Saturday, May 24, 2008

Aftermath

written Saturday evening.

After a delightful morning at the beach I came home and did nothing that could in any way disturb his Shabbath's observance. I made coffee in the room I am in and that's it, sat down to work.... He gets up from the couch and stands near my door and starts farting in the most loud and disgusting manner possible, and for long as well. So........... I got up and opened the airconditioner (which is breaking shabbath observance that I didn't want to do , but I didn't have much choice since he polluted the air in this room that has no windows with his farts).

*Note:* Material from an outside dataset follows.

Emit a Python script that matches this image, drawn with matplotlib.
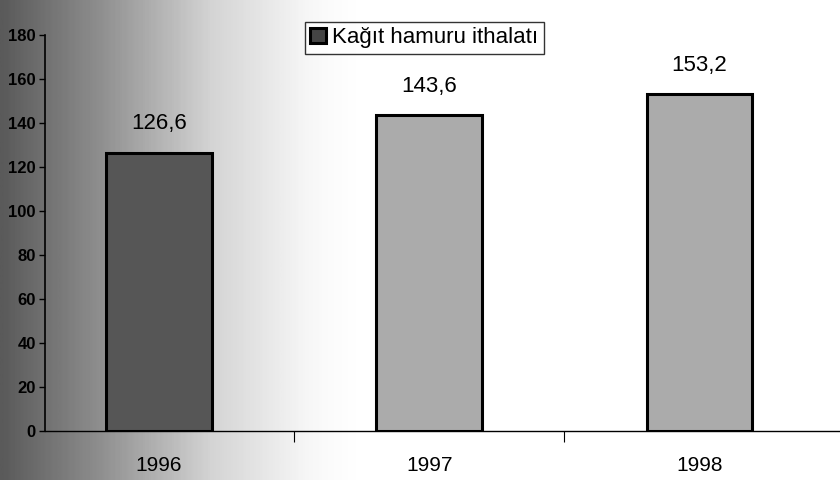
import numpy as np
import matplotlib
matplotlib.use("Agg")
import matplotlib.pyplot as plt
from matplotlib.colors import LinearSegmentedColormap

# data
years = ["1996", "1997", "1998"]
values = [126.6, 143.6, 153.2]
value_labels = ["126,6", "143,6", "153,2"]
series_name = "Kağıt hamuru ithalatı"
yticks = [0, 20, 40, 60, 80, 100, 120, 140, 160, 180]

plt.rcParams["font.family"] = ["Liberation Sans", "DejaVu Sans"]

fig = plt.figure(figsize=(8.4, 4.8), dpi=100)

# scanned-page shading on the left side
bg = fig.add_axes([0, 0, 1, 1], zorder=-1)
grad = np.linspace(0, 1, 400).reshape(1, -1)
cmap = LinearSegmentedColormap.from_list(
    "scan", [(0.0, "#5a5a5a"), (0.12, "#909090"), (0.25, "#d4d4d4"), (0.37, "#f8f8f8"), (0.42, "#ffffff"), (1.0, "#ffffff")])
bg.imshow(grad, aspect="auto", cmap=cmap, extent=[0, 1, 0, 1])
bg.axis("off")

ax = fig.add_axes([0.054, 0.102, 0.946, 0.825])
ax.set_facecolor("none")

x = np.arange(len(years))
colors = ["#565656", "#ababab", "#ababab"]
bars = ax.bar(x, values, width=0.39, color=colors, edgecolor="black", linewidth=2.2,
              label=series_name, zorder=3)

for xi, v, lab in zip(x, values, value_labels):
    ax.annotate(lab, (xi, v), xytext=(0, 13), textcoords="offset points",
                ha="center", va="bottom", fontsize=16)

ax.set_xlim(-0.42, 2.52)
ax.set_ylim(0, 180)
ax.set_yticks(yticks)
ax.set_yticklabels([str(t) for t in yticks], fontsize=12, fontweight="bold")
ax.set_xticks(x)
ax.set_xticklabels(years, fontsize=15)
ax.tick_params(axis="x", length=0, pad=18)
ax.set_xticks([0.5, 1.5], minor=True)
ax.tick_params(axis="x", which="minor", length=8, direction="out", width=0.8)
ax.tick_params(axis="y", length=4, width=1, direction="out", pad=3)

for s in ["top", "right"]:
    ax.spines[s].set_visible(False)
ax.spines["left"].set_linewidth(1.2)
ax.spines["bottom"].set_linewidth(1.0)

leg = ax.legend(loc="center", bbox_to_anchor=(0.477, 0.993), fontsize=16, frameon=True,
                fancybox=False, edgecolor="black", handlelength=0.7, handleheight=0.7,
                handletextpad=0.3, borderpad=0.25)
leg.get_frame().set_linewidth(1.0)
leg.legend_handles[0].set_facecolor("#444444")

fig.savefig("out.png", dpi=100)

Now I am afraid. He said yesterday that he will open de airconditioning 24/7 from tomorrow onwards to bring up the electricity bills I have to pay (he doesn't pay anything). What am I going to do? I feel so sad and upset.... He can do all this and I can't do anything against it because being without electricity (which is what would happen since he doesn't pay any bills) isn't an option since I am working from home on the computer. I cannot stop him from doing it because I also work outside of the house and I love my walks, so he has plenty of time to drive up the electricity bill for nothing.

This is such an unfair country. How in the world is it possible that he can keep on with this emotional violence against me and I can not do anything against it to stop it?? How come I am dependent on his good-will - which he doesn't have? I cannot even sue him for my stuff he threw away (so, in fact, he stole from me) because a wife cannot testify against her husband in this country. I could do it after a divorce but God knows how long that will take.... And, I am sure the 'law' will stipulate some or other restriction then again in where I can not get justice done.

Why aren't there social workers or whatever who can come and look at this and act to protect me from this madness he is terrorizing me with?